К героям таких книг нельзя подходить с мерками нашей обычной морали. Это очевидно, но напомнить всё же следует. Тарас Бульба не только убил Андрия (и принципиально не стал его хоронить, кстати), но и совершил вместе со своими казаками множество зверств. Про героев «Конармии» и говорить нечего. Не являются святыми и бойцы в «Ополченском романсе». Если б это была, например, книга о жизни русской провинции, приблатнённый неприятный Худой вызывал бы у читателя совершенно определённые чувства.
Но обстоятельства не только раскрывают героев по-другому, но и придают им глубину. И дело здесь не в пошлом «Война спишет всё». Отринувший личное, готовый «отдать жизнь за други своя» становится больше своего предела, выламывается из него.
В хорошем сборнике романсов, этого удивительного музыкального жанра, «жестокие романсы» обыкновенно чередуются с тончайшей лирикой – таких мест в книге тоже много:
«Всё потому, что на фоне обычной семейной музыки – в оркестровке битых тарелок и перевёрнутых кастрюль, материнского крика и отцовского рычания, – ребёнок запомнил тонкую мелодию счастья: он идёт посередине, слева мама, справа папа, – две руки в ладонях: раз, и через лужу перенесли... даже лужи не было, просто перенесли».
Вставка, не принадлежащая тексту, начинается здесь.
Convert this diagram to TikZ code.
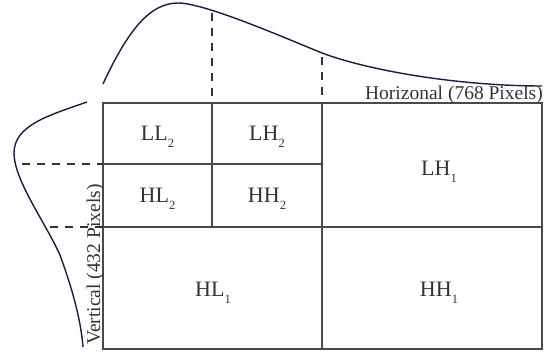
\documentclass[tikz,border=0pt]{standalone}
\usepackage{fontspec}
\setmainfont{Liberation Serif}
\definecolor{gridc}{HTML}{4A4A4A}
\definecolor{curvec}{HTML}{1C1C40}
\definecolor{txtc}{HTML}{333333}
\newcommand{\sbs}[1]{\lower7pt\hbox{\fontsize{12.5}{12.5}\selectfont #1}}
\begin{document}
\begin{tikzpicture}[x=1pt,y=-1pt,
  gridline/.style={draw=gridc,line width=1.3pt},
  curveline/.style={draw=curvec,line width=1.4pt},
  dashline/.style={draw=txtc,line width=1.1pt,dash pattern=on 8pt off 7pt},
  cell/.style={anchor=base,inner sep=0pt,text=txtc,font=\fontsize{22}{22}\selectfont},
  axlab/.style={inner sep=0pt,text=txtc,font=\fontsize{19.5}{20}\selectfont}]
\useasboundingbox (0,0) rectangle (550,355);
% grid
\coordinate (tl) at (103,103);
\coordinate (br) at (542,349);
\draw[gridline] (tl) rectangle (br);
\draw[gridline] (103,227) -- (542,227);
\draw[gridline] (322,103) -- (322,349);
\draw[gridline] (212,103) -- (212,227);
\draw[gridline] (103,164) -- (322,164);
% dashed guides
\draw[dashline] (212,13) -- (212,103);
\draw[dashline] (322,57) -- (322,103);
\draw[dashline] (22,164) -- (103,164);
\draw[dashline] (50,227) -- (103,227);
% horizontal distribution curve
\draw[curveline] (103,84) .. controls (128,30) and (150,3) .. (178,3)
  .. controls (205,3) and (285,38) .. (322,53)
  .. controls (370,71) and (460,86) .. (542,86);
% vertical distribution curve
\draw[curveline] (87,102) .. controls (50,115) and (14,125) .. (14,153)
  .. controls (14,180) and (45,222) .. (60,255)
  .. controls (66,272) and (80,310) .. (83,347);
% labels
\node[cell] (ll2) at (157.5,141) {LL\sbs{2}};
\node[cell] (lh2) at (267,141) {LH\sbs{2}};
\node[cell] (hl2) at (157.5,203) {HL\sbs{2}};
\node[cell] (hh2) at (267,203) {HH\sbs{2}};
\node[cell] (lh1) at (439,176) {LH\sbs{1}};
\node[cell] (hl1) at (213,297) {HL\sbs{1}};
\node[cell] (hh1) at (439,297) {HH\sbs{1}};
\node[axlab,anchor=base east] (hlab) at (543,100) {Horizonal (768 Pixels)};
\node[axlab,rotate=90,anchor=base west] (vlab) at (100,345) {Vertical (432 Pixels)};
\end{tikzpicture}
\end{document}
Также напомним, что романсы обычно исполняли различные певцы и музыканты на стихи известных поэтов (Вертинский – скорее исключение, хотя и частичное). В отличие от книги «Некоторые не попадут в ад», самого Захара Прилепина как героя в «Ополченском романсе» нет совсем – пишет он, но исполняют совсем другие.
Наконец, финал героического мифа может быть трагичным, но вот пессимистическим – никак. Вдохновенные слова того же Тараса Бульбы о вере, родине и товариществе выводят его смерть за пределы обыкновенной «мрачной концовки» – есть что-то большее даже за этой смертью, и читатель это понимает.
«Смертию смерть поправ и сущим во гробех живот даровав», – неизвестный гениальный автор православного тропаря это понимал.
Потому завершается всё в «Ополченском романсе» не проблемой ненужности недавних «богов войны» в мирной России, не сложностями их адаптации (хотя это в книге тоже есть) и уж тем более не заезженным «посттравматическим синдромом» (а этого, к счастью, нет). А другим, совершенно другим:
«Скрип невероятным образом вывернулся посреди горячего донецкого воздуха – будучи уже на полпути к небу – и в развороте упал на землю, головой к Лютику и Лесенцову, миг спустя подняв своё навек запылённое казахское лицо.
– Налево! – чётко сказал Лесенцов. – Я родину люблю, – и выпал из сознания».